Opinião

O paradoxo da abundância: riqueza natural e o desenvolvimento socioeconómico

Elizabeth Muhongo

Economista

7 Julho, 2025 - 20:10

7 Julho, 2025 - 20:10

Elizabeth Muhongo

Economista

No panorama internacional, o reconhecimento de Angola destaca-se pelos seus recursos naturais, com particular destaque para as suas consideráveis reservas de petróleo e gás, a excepcional qualidade dos seus diamantes e a grande ou forte diversidade da sua vida marinha, tornando-a facilmente num clássico exemplo do famoso “paradoxo da abundância” ou “maldição dos recursos naturais”. Não obstante possuir um invejável potencial natural, ainda enfrenta profundos e assinaláveis desafios socioeconómicos: altos níveis de pobreza, desemprego, desigualdades sociais e corrupção.

Se nos propusermos a seguir única e exclusivamente a lógica da óptica económica do “senso comum”, erroneamente esperaríamos que países com grande abundância de recursos naturais tivessem mais oportunidade de alcançar altos níveis de riqueza. Contrariamente a essa lógica, vários estudos têm concluído que, quanto maior for a disponibilidade de recursos naturais num determinando país, em regra na maior parte dos casos, os mesmos se transformam em verdadeiros “obstáculos” para o seu desenvolvimento, ou seja, uma verdadeira “maldição” e não “benefício”.

A “lógica do senso comum” leva-nos também a não discutir com a devida seriedade e assertividade como essa abundância de recursos naturais pode aprisionar a economia angolana numa forte e permanente dependência do exterior. A “obsessão” pelo sector petrolífero e diamantífero acaba por reforçar uma lógica de abastecimento global e acumulação de riqueza em poucas mãos (em grande parte, herança do modelo económico vigente durante o período colonial, que favorecia, essencialmente, a exportação de matérias-primas, ao invés de se voltar para a promoção de uma autossuficiência económica, resiliência local e valorização dos saberes endógenas), uma vez que tal modelo de desenvolvimento desestrutura comunidades, incentiva a migração (não permitindo ao país beneficiar do seu dividendo demográfico) e transforma modos de vida sustentáveis em estágios de sobrevivência desesperada.
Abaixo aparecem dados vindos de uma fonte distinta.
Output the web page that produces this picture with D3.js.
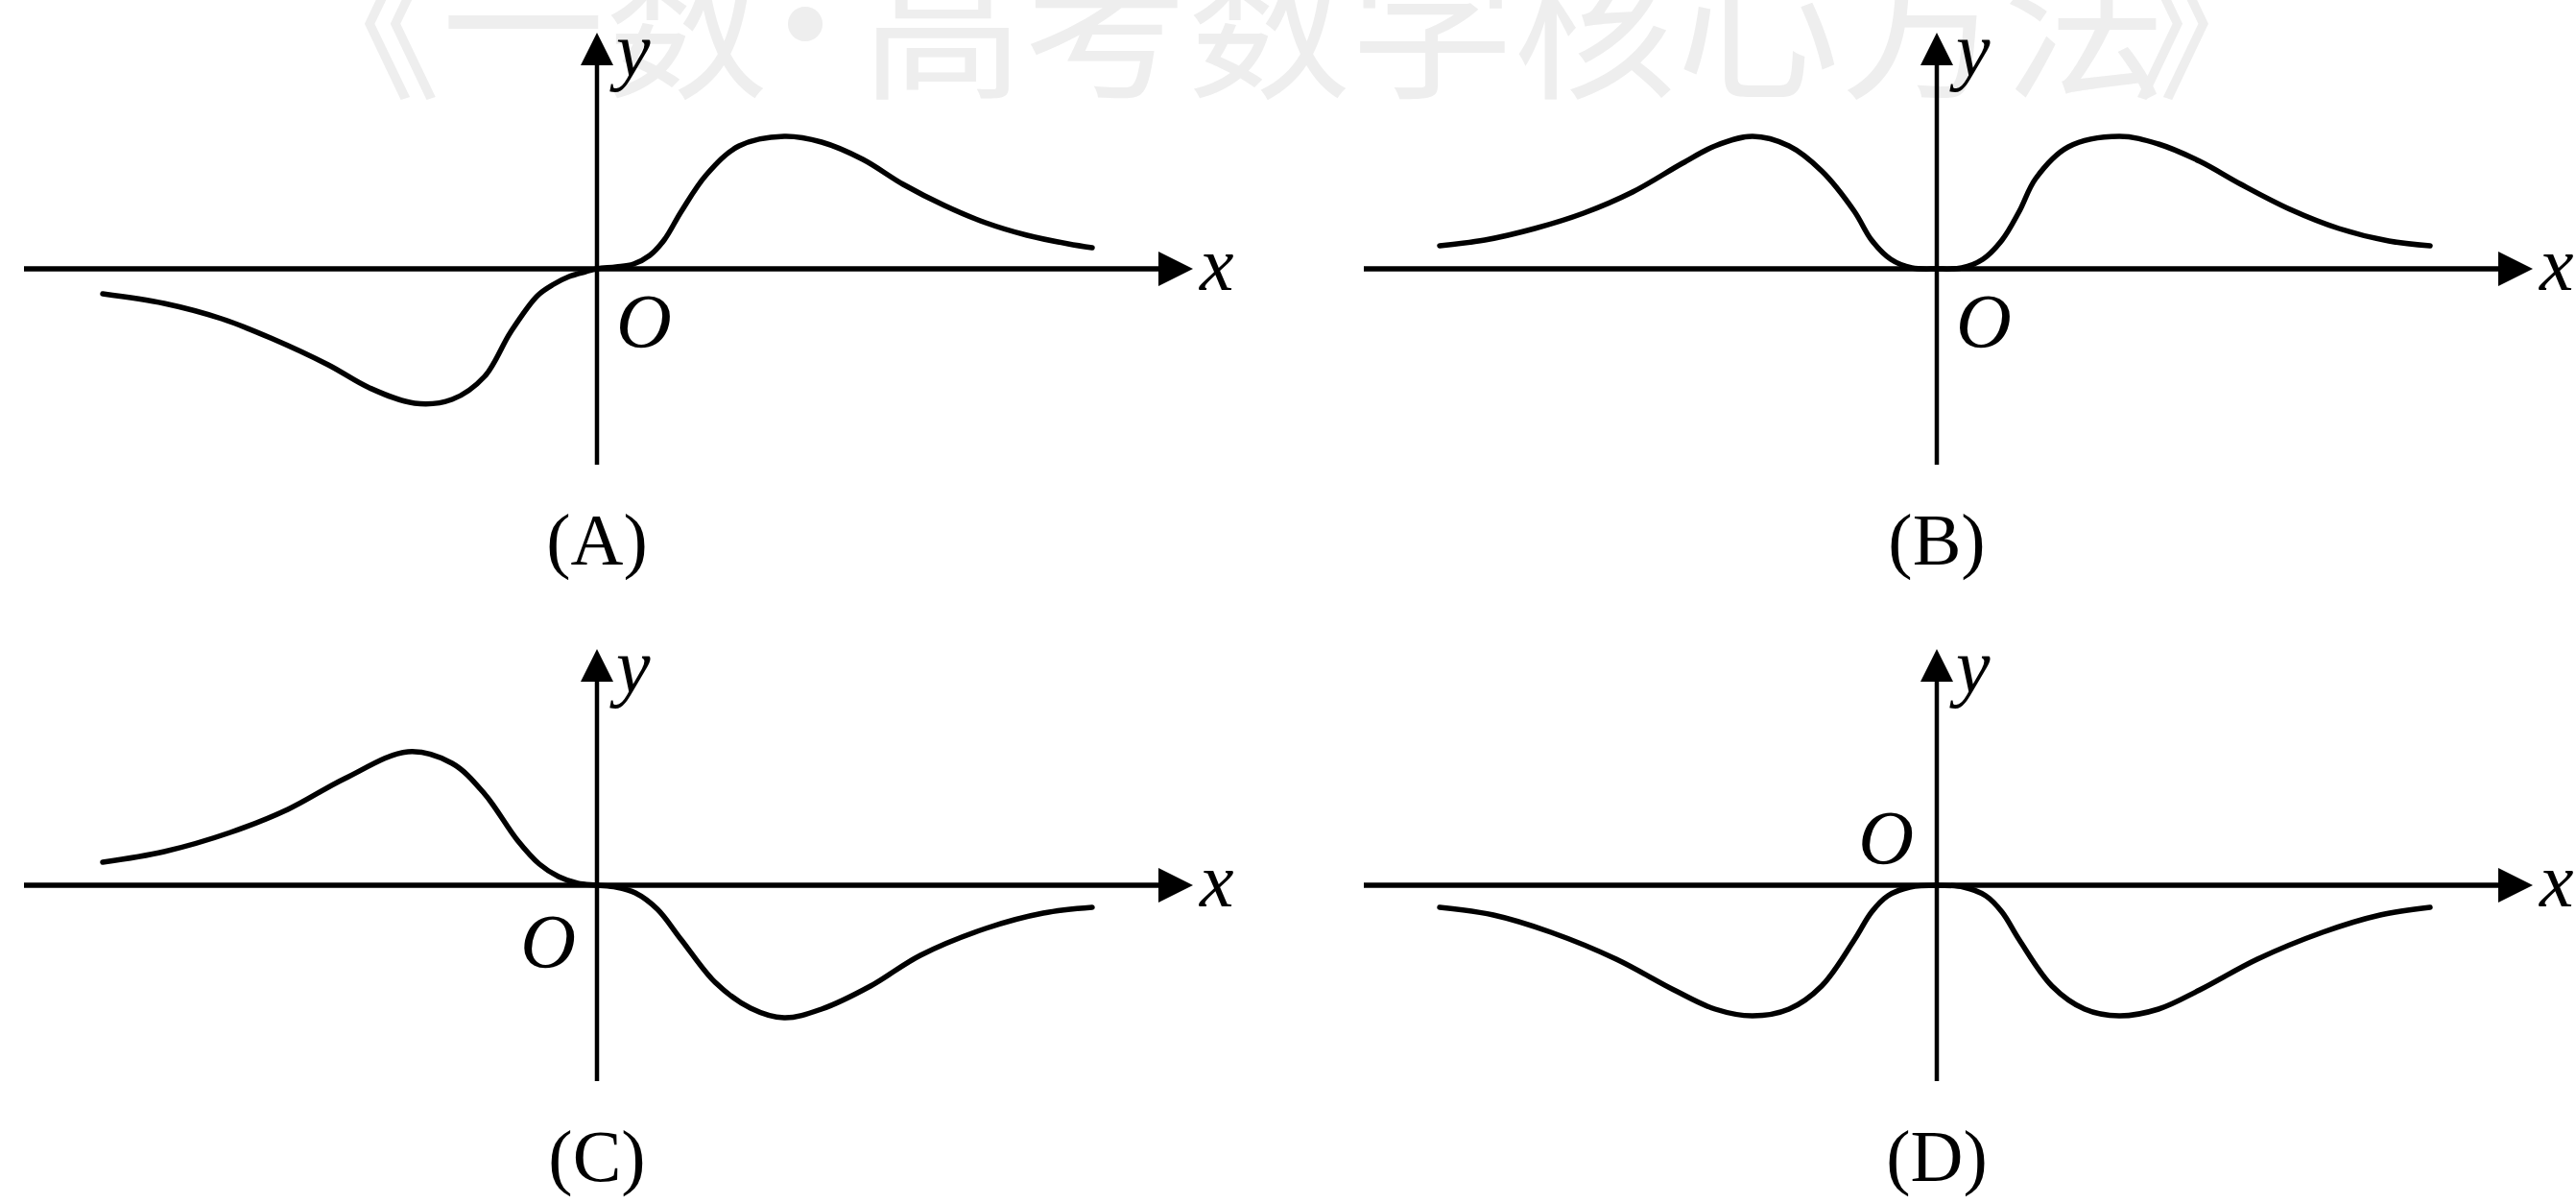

Importa realçar que, por um lado, a abundância de recursos gera também uma abundância de invisibilidade. Dito de outro modo, quanto mais o resto do mundo encara Angola como um país “rico”, menor é o reconhecimento das suas múltiplas realidades sociais, ecológicas e culturais. Uma vez que o discurso internacional sobre “potencial de desenvolvimento” raramente considera as perdas intangíveis, como a erosão de culturas locais, a destruição de territórios ancestrais e a marginalização de formas alternativas de prosperidade.

Raramente se aborda a possibilidade de a abundância se transformar numa fonte perigosa de geração de uma espécie de “preguiça institucional”. Uma vez que a facilidade de geração/angariação de receitas contribui para um rápido e assinalável desencorajamento à inovação, diversificação e investimento intensivo e qualitativo no “capital humano”. Tal postura resultará tanto numa economia fortemente vulnerável à oscilações externas e sem capacidade de resposta aos desafios impostos pelas mudanças climáticas quanto numa assinalável incapcidade de criação de postos de empregos cabalmente suficientes e dignos para a maioria da população.

A verdadeira superação do paradoxo da abundância por países cuja economia é fortemente dependente da exportação de recursos naturais, como é o caso de Angola, não passa somente por uma maior diversificação económica ou melhoria siginificativa na gestão dos recursos públicos. Faz-se necessário o reinventar do conceito de riqueza, valorizando o território, a cultura e o conhecimento local como activos estratégicos para o desenvolvimento sustentável. Implicando ser importante que se dê voz e poder às comunidades, promova-se uma economia regenerativa e construa-se políticas que respeitem a diversidade ecológica e social do país.

Talvez o maior paradoxo enfrentado por Angola seja o facto de não ter única e exclusivamente abundância de recursos naturais tão valorizados pelo “mundo”, mas ter também alternativas, saberes e resistências que persistentemente são postos à margem pelo discurso dominante. Ou seja, o desenvolvimento do país depende, mais do que nunca, do reconhecimento e integração/valorização das suas riquezas invisíveis, susceptíveis de fazer passar de “mero” fornecedor global de matérias-primas para “protagonista” do seu próprio destino.